The Daily Outrage

The CCR blog

U.S. Government Gets Failing Grade on Human Rights

Every four years, the U.N. Human Rights Committee evaluates whether a government is in compliance with the International Covenant on Civil and Political Rights (ICCPR) and is following previous recommendations on areas that need improvement. Last week, the U.S. government received its report card. The grades range from “A” to “E”, with C1 or below considered unsatisfactory. As the copious amounts of red ink in the report card below show, the U.S. government is flunking. 

 

This report card is the outcome of an ICCPR review process that began in 2014, when a U.S. government delegation met with the U.N. Human Rights Committee in Geneva to report on all steps taken to address human rights violations previously identified by the U.N. Committee. In its opening statement at the onset of the review, the U.S. delegation stated that they viewed the “protection of civil and political rights as something that is more than a set of legal requirements, but as fundamental to our cultural identity, developed throughout our nation’s history.”

Because government officials cannot be trusted to paint an accurate picture of the U.S. human rights record, CCR travelled to Geneva as part of an 80-person delegation of U.S.-based NGOs to aid the U.N. Committee in fact-checking the U.S. government’s account. Ensuring public scrutiny of U.S. actions from international bodies like the U.N. Human Rights Committee is a key part of CCR’s advocacy work, and helps us bring an international human rights law perspective into our domestic litigation, lobbying, and public education work.

In Geneva, CCR briefed Committee members on a number of critical issues, including the NYPD's racially discriminatory stop-and-frisk practices and its religious profiling and surveillance of Muslim communities; the epidemic of prolonged solitary confinement in U.S. prisons; the continued indefinite detention without charge of our clients at Guantánamo; and the policy of force-feeding those hunger-striking as a means of protest, including our client Tariq Ba Odah, whose case was recently highlighted by the New York Times Editorial Board.

The Committee addressed many of these concerns in a series of scathing concluding observations on U.S. compliance with the ICCPR, and gave the U.S. government a year to implement recommendations and report back on its progress.

A year later the U.S. had little to show for its efforts.

Far from closing Guantánamo, the practice of indefinite detention continues with no end in sight. Currently, 116 prisoners remain in limbo, the overwhelming majority in their fourteenth year of detention without charge. Despite a few dozen transfers in the last year and a half, 52 men, long cleared for release, remain imprisoned.
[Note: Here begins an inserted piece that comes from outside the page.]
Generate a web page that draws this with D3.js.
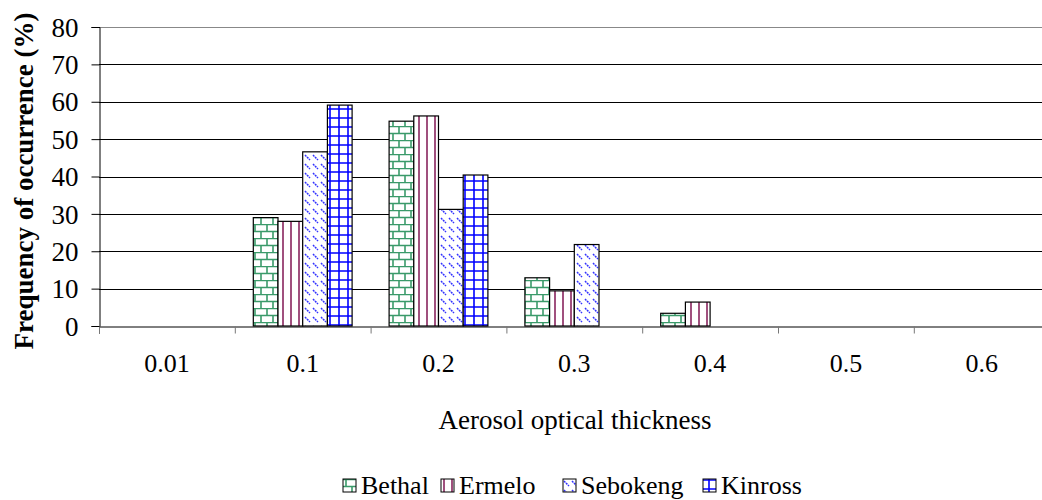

The Periodic Review Boards at Guantánamo continue, but at a glacial pace—in two years less than a third of the prisoners eligible have actually had a review. A year after we told his story to the Committee in Geneva, Tariq Ba Odah continues to be subjected to the cruel and degrading practice of force-feeding, and worse, medical experts say that he is on the “precipice of death”, so severely malnourished that he needs urgent medical care that he can’t get in Guantánamo. For Tariq and our other cleared Yemeni clients—Fahd Ghazy, Mohammed Al Hamiri, and Ghaleb Al Bihani, progress on Guantánamo means only one thing: freedom.

And while the U.S. declassified the executive summary and key findings of the Senate Torture Report in December, the full report—totaling more than 6,000 pages—remains classified. Evidence and startling examples of CIA savagery and treachery continue to mount, yet the U.S. government has continued to look the other way. Real transparency will be the declassification and release of the full report and Panetta Review and the first step for real accountability is for the U.S. to open a criminal investigation of the CIA program—how it was authorized, carried out, and covered-up. Torture is illegal, plain and simple. Those responsible for these crimes must be prosecuted.

With regards to prisons in the States, the US continues to hold prisoners in isolation with terrifying ramifications for their health and well-being, as demonstrated in a New York Times science feature on the research that CCR commissioned and compiled for our class-action lawsuit on behalf of prisoners in solitary in California’s Pelican Bay prison.

And while discriminatory policing was the subject of much of the March 2014 ICCPR review, the U.S. continues to kill Black, Latino and other people of color at startling rates – the Guardian just estimated that there have been just under 700 police killings in 2015 thus far – compounding the reality that local police departments continue to violate peoples’ lives, dignity and well-being without fear of punishment or accountability.

Flunking is not an option when it comes to human rights. At stake are real lives and fundamental freedoms.